• **Given task**:
Retype all of the data. Every line must match exactly.

• **Data extract**:
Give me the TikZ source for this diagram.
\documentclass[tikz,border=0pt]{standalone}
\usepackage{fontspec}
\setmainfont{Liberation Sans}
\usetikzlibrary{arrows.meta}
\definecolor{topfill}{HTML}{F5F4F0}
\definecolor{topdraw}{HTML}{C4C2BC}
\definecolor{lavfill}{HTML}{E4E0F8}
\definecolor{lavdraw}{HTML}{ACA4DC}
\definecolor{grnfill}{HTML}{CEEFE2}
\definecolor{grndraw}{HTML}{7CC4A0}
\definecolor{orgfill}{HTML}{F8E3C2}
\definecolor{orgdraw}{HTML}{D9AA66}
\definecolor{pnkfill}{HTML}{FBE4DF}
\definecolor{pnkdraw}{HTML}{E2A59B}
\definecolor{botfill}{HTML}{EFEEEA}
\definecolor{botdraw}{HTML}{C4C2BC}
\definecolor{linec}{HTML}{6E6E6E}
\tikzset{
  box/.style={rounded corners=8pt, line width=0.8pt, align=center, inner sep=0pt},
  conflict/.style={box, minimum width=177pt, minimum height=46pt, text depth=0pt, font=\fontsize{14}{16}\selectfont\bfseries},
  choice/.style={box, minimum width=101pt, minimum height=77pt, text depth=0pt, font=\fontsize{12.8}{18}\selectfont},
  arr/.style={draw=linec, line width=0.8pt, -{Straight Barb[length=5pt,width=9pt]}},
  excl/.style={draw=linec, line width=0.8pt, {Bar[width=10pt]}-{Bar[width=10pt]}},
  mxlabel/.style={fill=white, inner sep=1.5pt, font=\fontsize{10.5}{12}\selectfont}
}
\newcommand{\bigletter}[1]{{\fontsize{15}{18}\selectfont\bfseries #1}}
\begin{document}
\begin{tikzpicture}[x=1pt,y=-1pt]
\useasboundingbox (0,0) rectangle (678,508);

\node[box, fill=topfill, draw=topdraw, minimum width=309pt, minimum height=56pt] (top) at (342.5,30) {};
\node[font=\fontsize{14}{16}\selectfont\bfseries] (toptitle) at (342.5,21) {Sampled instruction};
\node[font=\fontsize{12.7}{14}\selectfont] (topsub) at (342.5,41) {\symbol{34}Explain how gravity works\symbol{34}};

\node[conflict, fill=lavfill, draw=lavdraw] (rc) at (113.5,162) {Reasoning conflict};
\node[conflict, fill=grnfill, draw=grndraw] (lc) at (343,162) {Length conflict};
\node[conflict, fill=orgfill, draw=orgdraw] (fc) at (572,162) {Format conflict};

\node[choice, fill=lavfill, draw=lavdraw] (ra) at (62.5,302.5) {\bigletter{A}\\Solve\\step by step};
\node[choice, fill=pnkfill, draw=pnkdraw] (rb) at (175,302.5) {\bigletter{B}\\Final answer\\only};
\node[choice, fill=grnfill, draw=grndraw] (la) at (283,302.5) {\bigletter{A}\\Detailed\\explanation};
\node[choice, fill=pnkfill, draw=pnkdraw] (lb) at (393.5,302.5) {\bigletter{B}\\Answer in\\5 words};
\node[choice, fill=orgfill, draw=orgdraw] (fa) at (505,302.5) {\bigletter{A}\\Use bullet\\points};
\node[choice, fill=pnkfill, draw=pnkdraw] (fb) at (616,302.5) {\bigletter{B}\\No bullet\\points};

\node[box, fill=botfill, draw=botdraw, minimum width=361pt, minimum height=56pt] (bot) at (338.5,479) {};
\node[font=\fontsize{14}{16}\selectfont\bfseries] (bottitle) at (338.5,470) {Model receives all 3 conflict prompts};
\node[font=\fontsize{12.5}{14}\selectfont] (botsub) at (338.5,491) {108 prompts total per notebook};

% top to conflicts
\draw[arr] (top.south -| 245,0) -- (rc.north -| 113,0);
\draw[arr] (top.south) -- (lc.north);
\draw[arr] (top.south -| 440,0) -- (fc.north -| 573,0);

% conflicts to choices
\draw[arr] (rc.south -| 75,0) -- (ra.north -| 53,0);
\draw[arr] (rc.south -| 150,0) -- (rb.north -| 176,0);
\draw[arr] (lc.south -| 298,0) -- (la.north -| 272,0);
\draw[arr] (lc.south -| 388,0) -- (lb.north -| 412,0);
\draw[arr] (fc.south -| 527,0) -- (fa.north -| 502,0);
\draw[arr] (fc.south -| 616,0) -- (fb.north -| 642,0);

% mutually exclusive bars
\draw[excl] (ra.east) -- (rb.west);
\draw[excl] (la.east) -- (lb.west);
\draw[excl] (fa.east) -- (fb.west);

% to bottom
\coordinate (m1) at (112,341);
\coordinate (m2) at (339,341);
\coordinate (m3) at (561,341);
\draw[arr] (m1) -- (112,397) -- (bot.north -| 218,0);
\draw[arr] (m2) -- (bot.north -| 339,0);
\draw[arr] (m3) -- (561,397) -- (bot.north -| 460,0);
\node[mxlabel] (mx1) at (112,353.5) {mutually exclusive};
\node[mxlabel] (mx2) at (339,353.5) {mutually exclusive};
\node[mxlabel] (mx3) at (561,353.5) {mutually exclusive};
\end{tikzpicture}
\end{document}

• **Completed task**:
Give me the TikZ source for this diagram.
\documentclass[tikz,border=0pt]{standalone}
\usepackage{fontspec}
\setmainfont{Liberation Sans}
\usetikzlibrary{arrows.meta}
\definecolor{topfill}{HTML}{F5F4F0}
\definecolor{topdraw}{HTML}{C4C2BC}
\definecolor{lavfill}{HTML}{E4E0F8}
\definecolor{lavdraw}{HTML}{ACA4DC}
\definecolor{grnfill}{HTML}{CEEFE2}
\definecolor{grndraw}{HTML}{7CC4A0}
\definecolor{orgfill}{HTML}{F8E3C2}
\definecolor{orgdraw}{HTML}{D9AA66}
\definecolor{pnkfill}{HTML}{FBE4DF}
\definecolor{pnkdraw}{HTML}{E2A59B}
\definecolor{botfill}{HTML}{EFEEEA}
\definecolor{botdraw}{HTML}{C4C2BC}
\definecolor{linec}{HTML}{6E6E6E}
\tikzset{
  box/.style={rounded corners=8pt, line width=0.8pt, align=center, inner sep=0pt},
  conflict/.style={box, minimum width=177pt, minimum height=46pt, text depth=0pt, font=\fontsize{14}{16}\selectfont\bfseries},
  choice/.style={box, minimum width=101pt, minimum height=77pt, text depth=0pt, font=\fontsize{12.8}{18}\selectfont},
  arr/.style={draw=linec, line width=0.8pt, -{Straight Barb[length=5pt,width=9pt]}},
  excl/.style={draw=linec, line width=0.8pt, {Bar[width=10pt]}-{Bar[width=10pt]}},
  mxlabel/.style={fill=white, inner sep=1.5pt, font=\fontsize{10.5}{12}\selectfont}
}
\newcommand{\bigletter}[1]{{\fontsize{15}{18}\selectfont\bfseries #1}}
\begin{document}
\begin{tikzpicture}[x=1pt,y=-1pt]
\useasboundingbox (0,0) rectangle (678,508);

\node[box, fill=topfill, draw=topdraw, minimum width=309pt, minimum height=56pt] (top) at (342.5,30) {};
\node[font=\fontsize{14}{16}\selectfont\bfseries] (toptitle) at (342.5,21) {Sampled instruction};
\node[font=\fontsize{12.7}{14}\selectfont] (topsub) at (342.5,41) {\symbol{34}Explain how gravity works\symbol{34}};

\node[conflict, fill=lavfill, draw=lavdraw] (rc) at (113.5,162) {Reasoning conflict};
\node[conflict, fill=grnfill, draw=grndraw] (lc) at (343,162) {Length conflict};
\node[conflict, fill=orgfill, draw=orgdraw] (fc) at (572,162) {Format conflict};

\node[choice, fill=lavfill, draw=lavdraw] (ra) at (62.5,302.5) {\bigletter{A}\\Solve\\step by step};
\node[choice, fill=pnkfill, draw=pnkdraw] (rb) at (175,302.5) {\bigletter{B}\\Final answer\\only};
\node[choice, fill=grnfill, draw=grndraw] (la) at (283,302.5) {\bigletter{A}\\Detailed\\explanation};
\node[choice, fill=pnkfill, draw=pnkdraw] (lb) at (393.5,302.5) {\bigletter{B}\\Answer in\\5 words};
\node[choice, fill=orgfill, draw=orgdraw] (fa) at (505,302.5) {\bigletter{A}\\Use bullet\\points};
\node[choice, fill=pnkfill, draw=pnkdraw] (fb) at (616,302.5) {\bigletter{B}\\No bullet\\points};

\node[box, fill=botfill, draw=botdraw, minimum width=361pt, minimum height=56pt] (bot) at (338.5,479) {};
\node[font=\fontsize{14}{16}\selectfont\bfseries] (bottitle) at (338.5,470) {Model receives all 3 conflict prompts};
\node[font=\fontsize{12.5}{14}\selectfont] (botsub) at (338.5,491) {108 prompts total per notebook};

% top to conflicts
\draw[arr] (top.south -| 245,0) -- (rc.north -| 113,0);
\draw[arr] (top.south) -- (lc.north);
\draw[arr] (top.south -| 440,0) -- (fc.north -| 573,0);

% conflicts to choices
\draw[arr] (rc.south -| 75,0) -- (ra.north -| 53,0);
\draw[arr] (rc.south -| 150,0) -- (rb.north -| 176,0);
\draw[arr] (lc.south -| 298,0) -- (la.north -| 272,0);
\draw[arr] (lc.south -| 388,0) -- (lb.north -| 412,0);
\draw[arr] (fc.south -| 527,0) -- (fa.north -| 502,0);
\draw[arr] (fc.south -| 616,0) -- (fb.north -| 642,0);

% mutually exclusive bars
\draw[excl] (ra.east) -- (rb.west);
\draw[excl] (la.east) -- (lb.west);
\draw[excl] (fa.east) -- (fb.west);

% to bottom
\coordinate (m1) at (112,341);
\coordinate (m2) at (339,341);
\coordinate (m3) at (561,341);
\draw[arr] (m1) -- (112,397) -- (bot.north -| 218,0);
\draw[arr] (m2) -- (bot.north -| 339,0);
\draw[arr] (m3) -- (561,397) -- (bot.north -| 460,0);
\node[mxlabel] (mx1) at (112,353.5) {mutually exclusive};
\node[mxlabel] (mx2) at (339,353.5) {mutually exclusive};
\node[mxlabel] (mx3) at (561,353.5) {mutually exclusive};
\end{tikzpicture}
\end{document}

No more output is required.